:: EXERCISE ::
In this exercise, return the whole listing exactly, excluding any images.
═══
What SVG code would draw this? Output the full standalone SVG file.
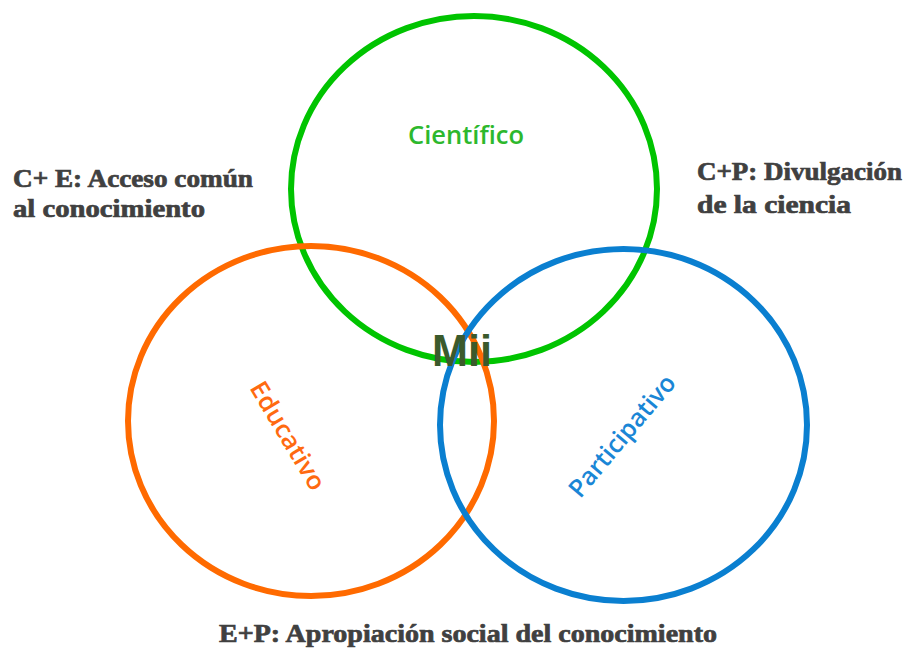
<svg xmlns="http://www.w3.org/2000/svg" width="904" height="650" viewBox="0 0 904 650">
<style>
.ring{fill:none;stroke-width:6}
.lbl{font-family:"Liberation Serif","Times New Roman",serif;font-weight:bold;fill:#404040;stroke:#404040;stroke-width:0.7;font-size:26px}
.set{font-family:"Open Sans","Liberation Sans",sans-serif;font-weight:600;font-size:25px}
</style>
<rect width="904" height="650" fill="#ffffff"/>
<g id="cientifico">
<ellipse class="ring" cx="474" cy="189" rx="183" ry="173" stroke="#00c400"/>
<text class="set" x="466" y="144" text-anchor="middle" fill="#2db82d" textLength="116" lengthAdjust="spacingAndGlyphs">Científico</text>
</g>
<g id="educativo">
<ellipse class="ring" cx="311" cy="421" rx="183" ry="175" stroke="#ff6a00"/>
<text class="set" transform="translate(289,435) rotate(59)" text-anchor="middle" dominant-baseline="central" fill="#ff6a10" textLength="122" lengthAdjust="spacingAndGlyphs">Educativo</text>
</g>
<g id="participativo">
<ellipse class="ring" cx="623.5" cy="425" rx="183.5" ry="176" stroke="#0a7fd0"/>
<text class="set" transform="translate(621,435) rotate(-50)" text-anchor="middle" dominant-baseline="central" fill="#1a86d6" textLength="151" lengthAdjust="spacingAndGlyphs">Participativo</text>
</g>
<g id="mii">
<text x="462" y="366" text-anchor="middle" font-family="Liberation Sans, Arial, sans-serif" font-weight="bold" font-size="45" fill="#3b5a2c" textLength="60" lengthAdjust="spacingAndGlyphs">Mii</text>
</g>
<g id="labels">
<text class="lbl" x="13" y="187" textLength="240" lengthAdjust="spacingAndGlyphs">C+ E: Acceso común</text>
<text class="lbl" x="13" y="217" textLength="192" lengthAdjust="spacingAndGlyphs">al conocimiento</text>
<text class="lbl" x="697" y="180" textLength="205" lengthAdjust="spacingAndGlyphs">C+P: Divulgación</text>
<text class="lbl" x="697" y="213" textLength="154" lengthAdjust="spacingAndGlyphs">de la ciencia</text>
<text class="lbl" x="219" y="642" textLength="498" lengthAdjust="spacingAndGlyphs">E+P: Apropiación social del conocimiento</text>
</g>
</svg>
═══
:: RESPONSE TO THE EXERCISE ::
What SVG code would draw this? Output the full standalone SVG file.
<svg xmlns="http://www.w3.org/2000/svg" width="904" height="650" viewBox="0 0 904 650">
<style>
.ring{fill:none;stroke-width:6}
.lbl{font-family:"Liberation Serif","Times New Roman",serif;font-weight:bold;fill:#404040;stroke:#404040;stroke-width:0.7;font-size:26px}
.set{font-family:"Open Sans","Liberation Sans",sans-serif;font-weight:600;font-size:25px}
</style>
<rect width="904" height="650" fill="#ffffff"/>
<g id="cientifico">
<ellipse class="ring" cx="474" cy="189" rx="183" ry="173" stroke="#00c400"/>
<text class="set" x="466" y="144" text-anchor="middle" fill="#2db82d" textLength="116" lengthAdjust="spacingAndGlyphs">Científico</text>
</g>
<g id="educativo">
<ellipse class="ring" cx="311" cy="421" rx="183" ry="175" stroke="#ff6a00"/>
<text class="set" transform="translate(289,435) rotate(59)" text-anchor="middle" dominant-baseline="central" fill="#ff6a10" textLength="122" lengthAdjust="spacingAndGlyphs">Educativo</text>
</g>
<g id="participativo">
<ellipse class="ring" cx="623.5" cy="425" rx="183.5" ry="176" stroke="#0a7fd0"/>
<text class="set" transform="translate(621,435) rotate(-50)" text-anchor="middle" dominant-baseline="central" fill="#1a86d6" textLength="151" lengthAdjust="spacingAndGlyphs">Participativo</text>
</g>
<g id="mii">
<text x="462" y="366" text-anchor="middle" font-family="Liberation Sans, Arial, sans-serif" font-weight="bold" font-size="45" fill="#3b5a2c" textLength="60" lengthAdjust="spacingAndGlyphs">Mii</text>
</g>
<g id="labels">
<text class="lbl" x="13" y="187" textLength="240" lengthAdjust="spacingAndGlyphs">C+ E: Acceso común</text>
<text class="lbl" x="13" y="217" textLength="192" lengthAdjust="spacingAndGlyphs">al conocimiento</text>
<text class="lbl" x="697" y="180" textLength="205" lengthAdjust="spacingAndGlyphs">C+P: Divulgación</text>
<text class="lbl" x="697" y="213" textLength="154" lengthAdjust="spacingAndGlyphs">de la ciencia</text>
<text class="lbl" x="219" y="642" textLength="498" lengthAdjust="spacingAndGlyphs">E+P: Apropiación social del conocimiento</text>
</g>
</svg>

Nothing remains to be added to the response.